*GOAL OF THE EXERCISE*
Please write out the lines of the data exactly, beginning with the first and ending with the line containing "47.2, 46.8, 45.9];"; leave the pictures behind.

**** RAW DATA

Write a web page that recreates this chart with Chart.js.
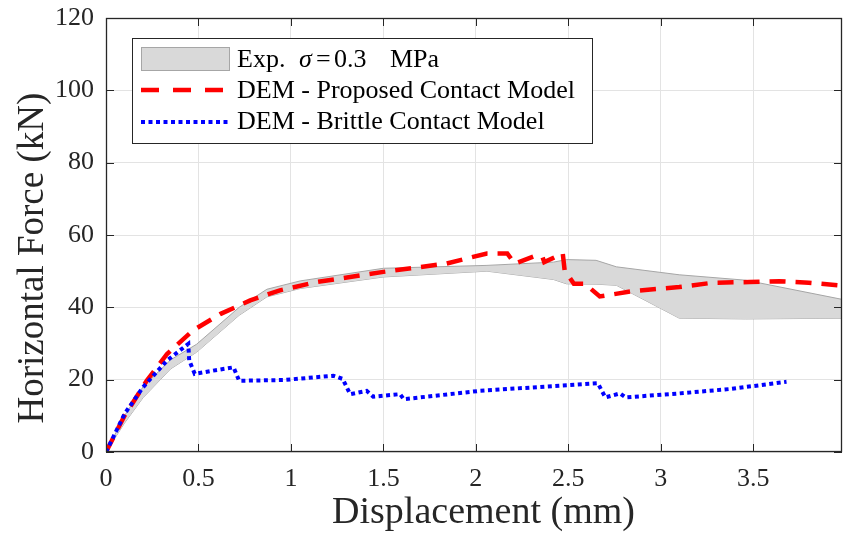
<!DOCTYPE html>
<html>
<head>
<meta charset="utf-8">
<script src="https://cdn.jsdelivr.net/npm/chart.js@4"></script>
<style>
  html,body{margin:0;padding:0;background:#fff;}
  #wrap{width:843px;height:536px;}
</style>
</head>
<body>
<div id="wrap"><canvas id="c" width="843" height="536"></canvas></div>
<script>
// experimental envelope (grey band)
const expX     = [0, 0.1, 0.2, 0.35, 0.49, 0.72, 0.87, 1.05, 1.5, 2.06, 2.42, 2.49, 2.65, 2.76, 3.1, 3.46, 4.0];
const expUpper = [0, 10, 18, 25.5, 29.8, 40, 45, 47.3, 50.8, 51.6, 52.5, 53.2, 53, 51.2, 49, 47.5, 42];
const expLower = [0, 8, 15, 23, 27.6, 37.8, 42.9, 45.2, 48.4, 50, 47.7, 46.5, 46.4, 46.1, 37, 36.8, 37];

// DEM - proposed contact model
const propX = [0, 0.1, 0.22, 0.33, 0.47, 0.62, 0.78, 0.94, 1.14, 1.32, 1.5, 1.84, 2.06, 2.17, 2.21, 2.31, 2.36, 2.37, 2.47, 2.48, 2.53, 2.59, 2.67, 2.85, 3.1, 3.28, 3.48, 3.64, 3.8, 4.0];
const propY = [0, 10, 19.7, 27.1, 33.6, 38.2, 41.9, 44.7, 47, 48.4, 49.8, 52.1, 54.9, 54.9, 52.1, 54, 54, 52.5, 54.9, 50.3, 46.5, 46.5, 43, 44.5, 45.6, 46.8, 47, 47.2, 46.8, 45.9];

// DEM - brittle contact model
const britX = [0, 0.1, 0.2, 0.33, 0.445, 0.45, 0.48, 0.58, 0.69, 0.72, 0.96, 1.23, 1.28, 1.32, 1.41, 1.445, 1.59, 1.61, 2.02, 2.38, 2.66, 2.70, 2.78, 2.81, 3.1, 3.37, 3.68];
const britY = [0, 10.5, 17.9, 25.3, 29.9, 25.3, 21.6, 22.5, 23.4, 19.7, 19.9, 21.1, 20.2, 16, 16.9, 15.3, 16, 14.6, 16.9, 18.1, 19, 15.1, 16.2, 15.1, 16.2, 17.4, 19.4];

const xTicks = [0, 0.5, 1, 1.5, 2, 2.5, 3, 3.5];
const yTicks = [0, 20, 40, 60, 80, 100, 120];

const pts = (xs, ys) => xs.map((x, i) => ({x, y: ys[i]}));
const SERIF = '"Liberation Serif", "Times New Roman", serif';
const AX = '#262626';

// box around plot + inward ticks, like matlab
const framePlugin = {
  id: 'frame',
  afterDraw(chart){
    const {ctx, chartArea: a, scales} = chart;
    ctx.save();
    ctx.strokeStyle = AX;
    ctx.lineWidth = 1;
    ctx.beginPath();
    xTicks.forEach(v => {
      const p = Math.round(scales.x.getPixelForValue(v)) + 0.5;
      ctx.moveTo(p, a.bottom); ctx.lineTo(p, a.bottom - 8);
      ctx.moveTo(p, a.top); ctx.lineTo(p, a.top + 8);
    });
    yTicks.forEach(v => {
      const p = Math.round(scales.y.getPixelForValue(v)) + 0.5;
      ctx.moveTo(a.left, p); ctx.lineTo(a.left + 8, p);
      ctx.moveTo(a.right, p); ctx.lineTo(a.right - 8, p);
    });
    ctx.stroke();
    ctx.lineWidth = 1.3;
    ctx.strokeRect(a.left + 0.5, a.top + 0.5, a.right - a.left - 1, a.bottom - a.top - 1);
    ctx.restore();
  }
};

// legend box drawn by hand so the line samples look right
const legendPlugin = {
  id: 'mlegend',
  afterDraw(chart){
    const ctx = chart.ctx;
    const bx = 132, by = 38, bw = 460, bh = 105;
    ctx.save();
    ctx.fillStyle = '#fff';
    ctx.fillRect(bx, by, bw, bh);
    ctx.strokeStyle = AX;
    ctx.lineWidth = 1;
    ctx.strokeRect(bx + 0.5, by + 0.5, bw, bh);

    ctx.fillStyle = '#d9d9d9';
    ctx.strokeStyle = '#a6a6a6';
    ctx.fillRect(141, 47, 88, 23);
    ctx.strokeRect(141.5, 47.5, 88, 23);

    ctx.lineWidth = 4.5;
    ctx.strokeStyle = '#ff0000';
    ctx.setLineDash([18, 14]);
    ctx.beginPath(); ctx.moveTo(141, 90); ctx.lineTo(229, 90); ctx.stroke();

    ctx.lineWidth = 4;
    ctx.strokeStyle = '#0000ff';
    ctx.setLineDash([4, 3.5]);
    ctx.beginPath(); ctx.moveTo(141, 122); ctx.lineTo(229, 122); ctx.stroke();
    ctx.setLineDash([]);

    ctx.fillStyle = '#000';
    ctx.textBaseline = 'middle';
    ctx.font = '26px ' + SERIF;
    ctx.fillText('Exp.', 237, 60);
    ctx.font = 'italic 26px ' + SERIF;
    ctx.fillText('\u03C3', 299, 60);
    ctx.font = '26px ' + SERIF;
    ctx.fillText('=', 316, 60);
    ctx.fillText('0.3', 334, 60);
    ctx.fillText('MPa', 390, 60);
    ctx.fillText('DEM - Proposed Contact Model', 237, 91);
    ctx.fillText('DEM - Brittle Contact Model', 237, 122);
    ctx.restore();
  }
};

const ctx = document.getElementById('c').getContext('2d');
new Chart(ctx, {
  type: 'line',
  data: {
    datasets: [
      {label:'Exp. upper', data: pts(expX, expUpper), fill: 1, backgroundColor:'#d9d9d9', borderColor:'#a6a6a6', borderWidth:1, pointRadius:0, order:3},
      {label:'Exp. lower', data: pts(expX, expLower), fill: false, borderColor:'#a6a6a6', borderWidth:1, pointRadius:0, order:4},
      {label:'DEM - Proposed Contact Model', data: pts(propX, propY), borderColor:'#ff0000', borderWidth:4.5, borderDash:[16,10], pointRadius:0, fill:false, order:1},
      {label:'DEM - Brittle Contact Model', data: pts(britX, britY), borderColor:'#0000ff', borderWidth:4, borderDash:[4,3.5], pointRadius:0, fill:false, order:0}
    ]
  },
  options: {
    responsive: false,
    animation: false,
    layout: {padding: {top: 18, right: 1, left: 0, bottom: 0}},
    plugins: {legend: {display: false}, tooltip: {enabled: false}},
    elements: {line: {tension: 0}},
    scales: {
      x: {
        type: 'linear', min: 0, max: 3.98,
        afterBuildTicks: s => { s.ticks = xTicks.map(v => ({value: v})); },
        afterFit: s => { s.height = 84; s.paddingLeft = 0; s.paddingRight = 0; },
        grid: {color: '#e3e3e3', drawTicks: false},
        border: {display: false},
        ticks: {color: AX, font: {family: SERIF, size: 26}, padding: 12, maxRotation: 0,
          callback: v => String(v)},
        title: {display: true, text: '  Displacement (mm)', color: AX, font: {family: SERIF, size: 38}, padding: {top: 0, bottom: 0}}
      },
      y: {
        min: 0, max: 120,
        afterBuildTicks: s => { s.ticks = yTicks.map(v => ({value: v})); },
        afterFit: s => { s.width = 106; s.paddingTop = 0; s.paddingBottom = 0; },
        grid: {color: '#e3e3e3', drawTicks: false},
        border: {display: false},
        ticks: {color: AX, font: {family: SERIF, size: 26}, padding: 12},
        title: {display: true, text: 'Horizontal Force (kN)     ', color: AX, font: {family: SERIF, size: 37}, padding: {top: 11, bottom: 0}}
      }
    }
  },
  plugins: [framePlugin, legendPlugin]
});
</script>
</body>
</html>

********

*TASK RESULT*
Write a web page that recreates this chart with Chart.js.
<!DOCTYPE html>
<html>
<head>
<meta charset="utf-8">
<script src="https://cdn.jsdelivr.net/npm/chart.js@4"></script>
<style>
  html,body{margin:0;padding:0;background:#fff;}
  #wrap{width:843px;height:536px;}
</style>
</head>
<body>
<div id="wrap"><canvas id="c" width="843" height="536"></canvas></div>
<script>
// experimental envelope (grey band)
const expX     = [0, 0.1, 0.2, 0.35, 0.49, 0.72, 0.87, 1.05, 1.5, 2.06, 2.42, 2.49, 2.65, 2.76, 3.1, 3.46, 4.0];
const expUpper = [0, 10, 18, 25.5, 29.8, 40, 45, 47.3, 50.8, 51.6, 52.5, 53.2, 53, 51.2, 49, 47.5, 42];
const expLower = [0, 8, 15, 23, 27.6, 37.8, 42.9, 45.2, 48.4, 50, 47.7, 46.5, 46.4, 46.1, 37, 36.8, 37];

// DEM - proposed contact model
const propX = [0, 0.1, 0.22, 0.33, 0.47, 0.62, 0.78, 0.94, 1.14, 1.32, 1.5, 1.84, 2.06, 2.17, 2.21, 2.31, 2.36, 2.37, 2.47, 2.48, 2.53, 2.59, 2.67, 2.85, 3.1, 3.28, 3.48, 3.64, 3.8, 4.0];
const propY = [0, 10, 19.7, 27.1, 33.6, 38.2, 41.9, 44.7, 47, 48.4, 49.8, 52.1, 54.9, 54.9, 52.1, 54, 54, 52.5, 54.9, 50.3, 46.5, 46.5, 43, 44.5, 45.6, 46.8, 47, 47.2, 46.8, 45.9];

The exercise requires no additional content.